Quasi-inconnu de la grande masse des Tunisiens et notamment les jeunes, avant le 14 janvier après avoir quitté la scène politique suite à l'attentat de Bab Souika en 1991, le Cheikh Mourou fut révélé au grand public grâce à ses qualités de «debater» dans les débats télévisés et radiophoniques où il est souvent invité. Le verbe facile, la repartie prompte, il crève l’écran à chacune de ses apparitions. L'hiver dernier, Il s’est taillé un franc succès en critiquant vivement le profanateur du drapeau à la Manouba puis l’Egyptien Wajdi Ghénim qui venait de donner  une série de prêches dans les principales mosquées où il présentait sa propre vision de l’islam. Quelques jours plus tard, il rencontre, à sa demande, le prédicateur égyptien pour faire… acte de contrition. «Nous détenons le pouvoir, mais notre discours ne passe pas, confie-t-il à Ghénim. On doit procéder par étapes». La scène est filmée par un des agents du prédicateur et diffusée sur la Toile. Cette maladresse n’a pas pour autant suffi à écorner la réputation de notre cheikh.

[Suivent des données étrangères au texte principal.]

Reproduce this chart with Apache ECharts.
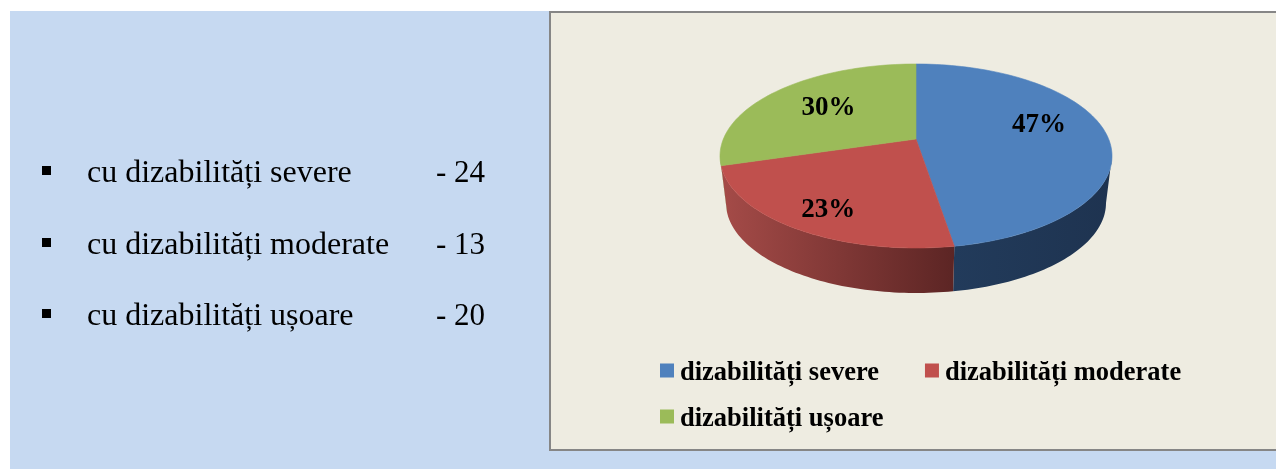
<!DOCTYPE html>
<html>
<head>
<meta charset="utf-8">
<style>html,body{margin:0;padding:0;background:#fff}#c{width:1276px;height:469px}</style>
<script src="https://cdn.jsdelivr.net/npm/echarts@6/dist/echarts.min.js"></script>
</head>
<body>
<div id="c"></div>
<script>
// ---- data ----
const sliceNames = ['dizabilități severe', 'dizabilități moderate', 'dizabilități ușoare'];
const sliceValues = [47.4, 23, 29.6];
const listNames = ['cu dizabilități severe', 'cu dizabilități moderate', 'cu dizabilități ușoare'];
const listCounts = [24, 13, 20];

// ---- styles ----
const topColors = ['#4f81bd', '#c0504d', '#9bbb59'];
const sideColors = [['#223b5b', '#1e3350'], ['#a54b48', '#5c2524'], ['#6f8a3e', '#6f8a3e']];
const serif = '"Liberation Serif","Times New Roman",serif';

// ---- layout of the tilted disc ----
const topE = {cx: 916, cy: 156, rx: 196, ry: 92};
const botE = {cx: 916, cy: 203, rx: 190, ry: 90};
const apexY = 139;
const ecc = (topE.cy - apexY) / topE.ry;
const k = Math.sqrt((1 - ecc) / (1 + ecc));
const labelFrac = [0.65, 0.74, 0.63];
const labelNudge = [[0, -9], [2, 5], [0, -1]];

const rad = d => d * Math.PI / 180;
// true angle (clockwise from top) -> parameter on the foreshortened rim
function rimAngle(t) {
  if (t >= 360) return 360;
  if (t <= 180) return t >= 180 ? 180 : 2 * Math.atan(k * Math.tan(rad(t / 2))) * 180 / Math.PI;
  return 360 - rimAngle(360 - t);
}
const onE = (e, p) => [e.cx + e.rx * Math.sin(rad(p)), e.cy - e.ry * Math.cos(rad(p))];
function rimPts(e, a, b) {
  const n = Math.max(2, Math.ceil(Math.abs(b - a) / 1.5)), out = [];
  for (let i = 0; i <= n; i++) out.push(onE(e, a + (b - a) * i / n));
  return out;
}
const total = sliceValues.reduce((s, v) => s + v, 0);

function sliceRender(idx) {
  return function (params, api) {
    const value = api.value(0);
    let before = 0;
    for (let i = 0; i < idx; i++) before += sliceValues[i];
    const t1 = before / total * 360, t2 = (before + value) / total * 360;
    const p1 = rimAngle(t1), p2 = rimAngle(t2);
    const children = [];
    // visible wall: only the front half of the rim
    const s1 = Math.max(p1, 90), s2 = Math.min(p2, 270);
    if (s2 > s1) {
      const pts = rimPts(topE, s1, s2).concat(rimPts(botE, s2, s1));
      const xs = pts.map(q => q[0]);
      children.push({
        type: 'polygon', shape: {points: pts},
        style: {
          fill: {type: 'linear', global: true,
            x: Math.min.apply(null, xs), y: 0, x2: Math.max.apply(null, xs), y2: 0,
            colorStops: [{offset: 0, color: sideColors[idx][0]}, {offset: 1, color: sideColors[idx][1]}]},
          stroke: null
        }
      });
    }
    // top face
    const apex = [topE.cx, apexY];
    children.push({
      type: 'polygon', shape: {points: [apex].concat(rimPts(topE, p1, p2))},
      style: {fill: topColors[idx], stroke: topColors[idx], lineWidth: 0.6}
    });
    // percentage
    const mid = onE(topE, rimAngle((t1 + t2) / 2));
    const f = labelFrac[idx];
    children.push({
      type: 'text', z2: 10,
      style: {
        x: apex[0] + (mid[0] - apex[0]) * f + labelNudge[idx][0],
        y: apex[1] + (mid[1] - apex[1]) * f + labelNudge[idx][1],
        text: Math.round(value / total * 100) + '%',
        fill: '#000', align: 'center', verticalAlign: 'middle',
        font: 'bold 27px ' + serif
      }
    });
    return {type: 'group', children: children};
  };
}

// ---- left list and panels ----
const listY = [172, 244, 315];
const graphics = [
  {type: 'rect', z: -3, shape: {x: 10, y: 11, width: 1266, height: 458}, style: {fill: '#c6d9f1'}},
  {type: 'rect', z: -2, shape: {x: 549, y: 11, width: 727, height: 440}, style: {fill: '#868686'}},
  {type: 'rect', z: -1, shape: {x: 551, y: 13, width: 725, height: 436}, style: {fill: '#eeece1'}}
];
listNames.forEach((name, i) => {
  graphics.push({type: 'rect', z: 1, shape: {x: 42, y: listY[i] - 6, width: 9, height: 9}, style: {fill: '#000'}});
  graphics.push({type: 'text', z: 1, style: {x: 87, y: listY[i] + 2, text: name, fill: '#000',
    verticalAlign: 'middle', font: '32px ' + serif}});
  graphics.push({type: 'text', z: 1, style: {x: 436, y: listY[i] + 2, text: '- ' + listCounts[i], fill: '#000',
    verticalAlign: 'middle', font: '31px ' + serif}});
});

const legendFont = {fontFamily: serif, fontWeight: 'bold', fontSize: 26.5, color: '#000'};
const legendBase = {
  orient: 'horizontal', icon: 'rect', itemWidth: 14, itemHeight: 14, itemGap: 46,
  left: 660, selectedMode: false, padding: 0,
  formatter: '{a|{name}}',
  textStyle: Object.assign({}, legendFont, {rich: {a: Object.assign({}, legendFont, {padding: [6, 0, 0, 1]})}})
};

const chart = echarts.init(document.getElementById('c'), null, {renderer: 'canvas'});
chart.setOption({
  animation: false,
  backgroundColor: '#ffffff',
  graphic: {elements: graphics},
  legend: [
    Object.assign({}, legendBase, {top: 360, data: [sliceNames[0], sliceNames[1]]}),
    Object.assign({}, legendBase, {top: 406, data: [sliceNames[2]]})
  ],
  series: sliceNames.map((name, i) => ({
    type: 'custom', name: name, coordinateSystem: 'none', silent: true,
    itemStyle: {color: topColors[i]},
    data: [[sliceValues[i]]],
    renderItem: sliceRender(i)
  }))
});
</script>
</body>
</html>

Que faut-il pour faire un bon politique ?  du charisme, un art oratoire consommé  et du doigté. Abdelfattah Mourou réunit ces qualités, mais pas seulement. D’abord quelques détails dont l’intérêt peut paraître anecdotique s’ils ne permettaient d’aider à mieux cerner le personnage : il rappelle aux Tunisiens les cheikhs de la Grande-Mosquée des années 50 du siècle dernier par sa mise soignée qui tranche avec la barbe mal rasée et  les chemises ou les polos déboutonnés devenus l’uniforme de la classe politique depuis l'arrivée d'Ennahdha; c’est un cheikh atypique, toujours souriant,  qui ne boude pas les plaisirs (halal s’entend) de la vie : la musique (il lui arrive à ses heures perdues de chantonner quelques airs en allemand, une langue qu’il a apprise à Sadiki et qu’il apprécie tout particulièrement), la bonne chère et le sport ;  il est doté d’un humour très fin (une vertu trop rare dans ces milieux pour ne pas être signalée) qui contribue souvent à dérider l’atmosphère sur les plateaux, dans les moments de grande tension.

Mais l’essentiel est ailleurs : Mourou se présente souvent comme un  homme d’ouverture et de dialogue qui rejette toute forme de violence : il a été l’un des rares dirigeants d'Ennahdha à  dénoncer  l’attentat de Bab Souika. Son problème, c’est qu’il sacrifie trop souvent à son péché mignon : le double langage qui est, il faut bien le reconnaître, la chose la mieux partagée au sein du mouvement. Mais lui en use avec beaucoup d’habileté au point de dérouter à la fois ses amis et ses adversaires allant  jusqu’à se présenter sur une liste indépendante, aux dernières élections contre son ancien parti, histoire de tester sa popularité. Mal lui en a pris : il ne recueillera que quelques centaines de voix… Cette défaite humiliante l’a sans doute convaincue qu’il n’y avait  point de salut hors du parti. Dès lors, il n’aura de cesse de se rapprocher dEnnahdha en mettant en sourdine ses critiques (même si elles sont destinées parfois à donner le change) contre le mouvement. Quand on a interrogé Rached Ghannouchi, à la veille du congrès, sur les possibilités de retour de Mourou, il a répondu, énigmatique : « il est le bienvenu. Mais, au fait, a-t-il jamais quitté notre mouvement ?». On doit se rendre, aujourd’hui à l’évidence. Effectivement, il ne l’avait jamais quitté.